I do think puberty is too late, especially if that is the first sex talk of any kind. I think sex, like nutrition and good philosophy, should be talked about all through a child's life, whenever the subject arises because of the child's interest, something the adult wants to explain, or something seen on TV or read in a book.
You mentioned that you wished Ayn Rand had consulted with some parents before writing the sections in ItOE about children. Which parts do you take issue with, and why? by shlevy
I was thinking that I had read in ITOE a section about the timing of children moving from sensation, to perception, to concepts. I can't find it, so I suspect it might be in some other book. I am pretty sure I read it in an Objectivist book, but I have not proof.

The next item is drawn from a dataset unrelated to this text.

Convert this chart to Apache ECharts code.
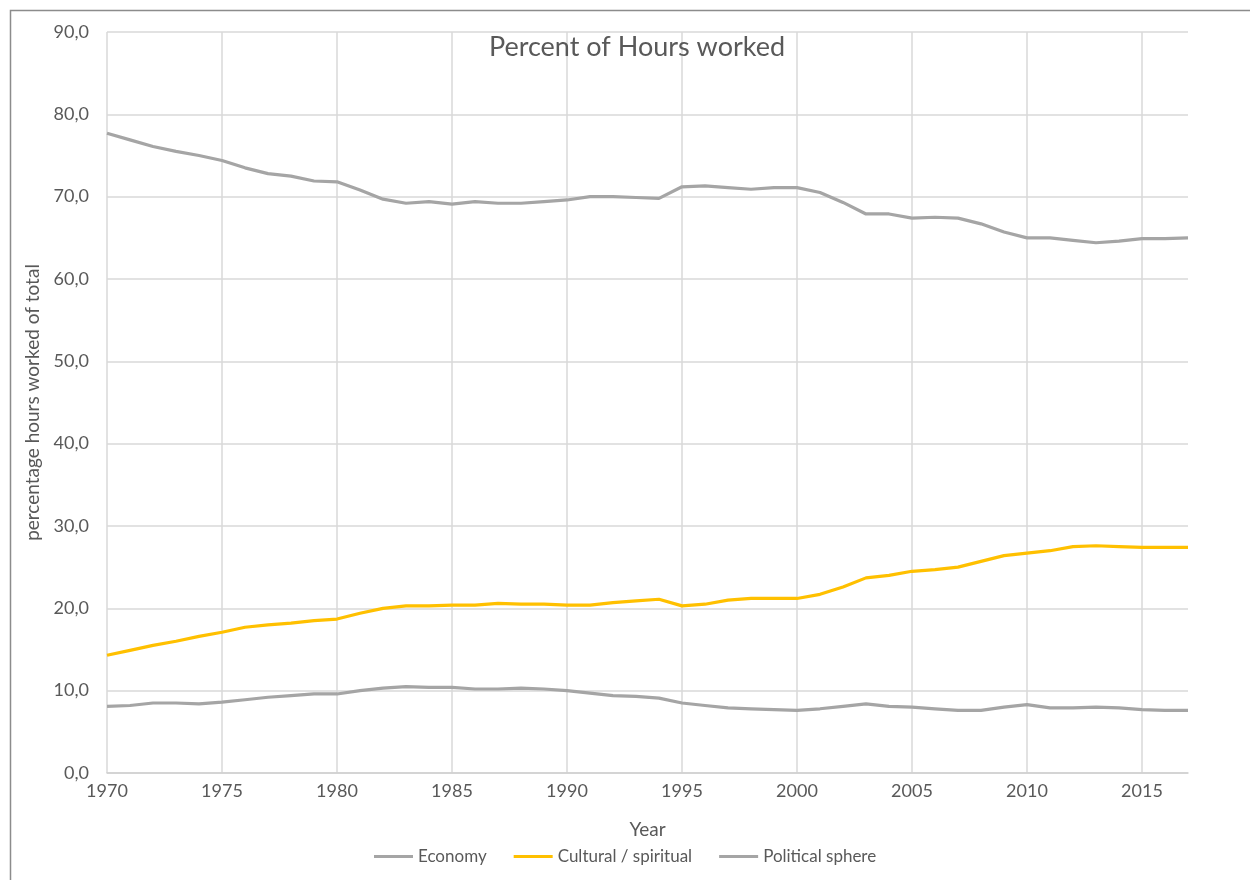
<!DOCTYPE html>
<html>
<head>
    <meta charset="UTF-8">
    <title>Percent of Hours worked</title>
    <script src="https://cdn.jsdelivr.net/npm/echarts@6/dist/echarts.min.js"></script>
    <style>
        html, body { margin: 0; padding: 0; background: #fff; }
        #myChart { width: 1250px; height: 880px; }
    </style>
</head>
<body>
<div id="myChart"></div>
<script>
// data
var years = [];
for (var y = 1970; y <= 2017; y++) { years.push(String(y)); }

var economy = [
    77.7, 76.9, 76.1, 75.5, 75.0, 74.4, 73.5, 72.8, 72.5, 71.9,
    71.8, 70.8, 69.7, 69.2, 69.4, 69.1, 69.4, 69.2, 69.2, 69.4,
    69.6, 70.0, 70.0, 69.9, 69.8, 71.2, 71.3, 71.1, 70.9, 71.1,
    71.1, 70.5, 69.3, 67.9, 67.9, 67.4, 67.5, 67.4, 66.7, 65.7,
    65.0, 65.0, 64.7, 64.4, 64.6, 64.9, 64.9, 65.0
];
var cultural = [
    14.3, 14.9, 15.5, 16.0, 16.6, 17.1, 17.7, 18.0, 18.2, 18.5,
    18.7, 19.4, 20.0, 20.3, 20.3, 20.4, 20.4, 20.6, 20.5, 20.5,
    20.4, 20.4, 20.7, 20.9, 21.1, 20.3, 20.5, 21.0, 21.2, 21.2,
    21.2, 21.7, 22.6, 23.7, 24.0, 24.5, 24.7, 25.0, 25.7, 26.4,
    26.7, 27.0, 27.5, 27.6, 27.5, 27.4, 27.4, 27.4
];
var political = [
    8.1, 8.2, 8.5, 8.5, 8.4, 8.6, 8.9, 9.2, 9.4, 9.6,
    9.6, 10.0, 10.3, 10.5, 10.4, 10.4, 10.2, 10.2, 10.3, 10.2,
    10.0, 9.7, 9.4, 9.3, 9.1, 8.5, 8.2, 7.9, 7.8, 7.7,
    7.6, 7.8, 8.1, 8.4, 8.1, 8.0, 7.8, 7.6, 7.6, 8.0,
    8.3, 7.9, 7.9, 8.0, 7.9, 7.7, 7.6, 7.6
];

var textColor = '#595959';
var gridColor = '#d9d9d9';
var fontFam = 'Lato, "Open Sans", sans-serif';

var chart_myChart = echarts.init(document.getElementById('myChart'), null, {renderer: 'canvas'});

function lineSeries(name, data, color) {
    return {
        name: name,
        type: 'line',
        data: data,
        symbol: 'none',
        smooth: false,
        lineStyle: { color: color, width: 3.2 },
        itemStyle: { color: color },
        animation: false
    };
}

var option = {
    backgroundColor: '#fff',
    textStyle: { fontFamily: fontFam },
    // outer frame like the spreadsheet chart area
    graphic: [{
        type: 'rect',
        left: 8, top: 8,
        shape: { width: 1300, height: 900 },
        style: { fill: 'none', stroke: '#8c8c8c', lineWidth: 1.5 },
        silent: true
    }],
    title: {
        text: 'Percent of Hours worked',
        left: 632,
        textAlign: 'center',
        top: 29,
        textStyle: { fontSize: 27, fontWeight: 'normal', color: textColor, fontFamily: fontFam }
    },
    legend: {
        top: 843,
        left: 369,
        icon: 'rect',
        itemWidth: 39,
        itemHeight: 3,
        itemGap: 27,
        textStyle: { fontSize: 17, color: textColor, fontFamily: fontFam },
        data: ['Economy', 'Cultural / spiritual', 'Political sphere']
    },
    grid: { left: 107, right: 62, top: 32, bottom: 107 },
    xAxis: {
        type: 'category',
        data: years,
        boundaryGap: false,
        name: 'Year',
        nameLocation: 'middle',
        nameGap: 47,
        nameTextStyle: { fontSize: 19, color: textColor },
        axisLine: { lineStyle: { color: '#d0d0d0', width: 1.5 } },
        axisTick: { show: false },
        axisLabel: { interval: 4, fontSize: 18, color: textColor, margin: 9 },
        splitLine: { show: true, interval: 4, lineStyle: { color: gridColor, width: 1.5 } }
    },
    yAxis: {
        type: 'value',
        min: 0, max: 90, interval: 10,
        name: 'percentage hours worked of total',
        nameLocation: 'middle',
        nameGap: 62,
        nameTextStyle: { fontSize: 19, color: textColor },
        axisLine: { show: false },
        axisTick: { show: false },
        axisLabel: {
            fontSize: 18, color: textColor, margin: 18,
            formatter: function (v) { return v.toFixed(1).replace('.', ','); }
        },
        splitLine: { lineStyle: { color: gridColor, width: 1.5 } }
    },
    series: [
        lineSeries('Economy', economy, '#a5a5a5'),
        lineSeries('Cultural / spiritual', cultural, '#ffc000'),
        lineSeries('Political sphere', political, '#a5a5a5')
    ]
};

chart_myChart.setOption(option);
</script>
</body>
</html>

Anyway, here is the timing I see: Infants are born already in the perceptual phase. They immediately are able to discriminate between different sensations and organize them into percepts, recognizing mom's voice, moving toward the nipples, etc. I've even read that babies can distinguish between different kinds of sound in the womb, but I don't know if that is true. So, they begin to organize sensations into percepts much earlier than whatever I read in that mystery book (which seemed to say infants were purely sensation). I also remember reading in the same passage that children become conceptual about the time they learn to speak, and this is definitely untrue. Because of using baby signs, it was clear to me that Sean (Rational Jenn's last baby) was conceptual several months before he learned to speak. He not only used signs, but used a vroom, vroom car sound to mean car and applied it not just to one or two cars but to all cars with the measurements omitted.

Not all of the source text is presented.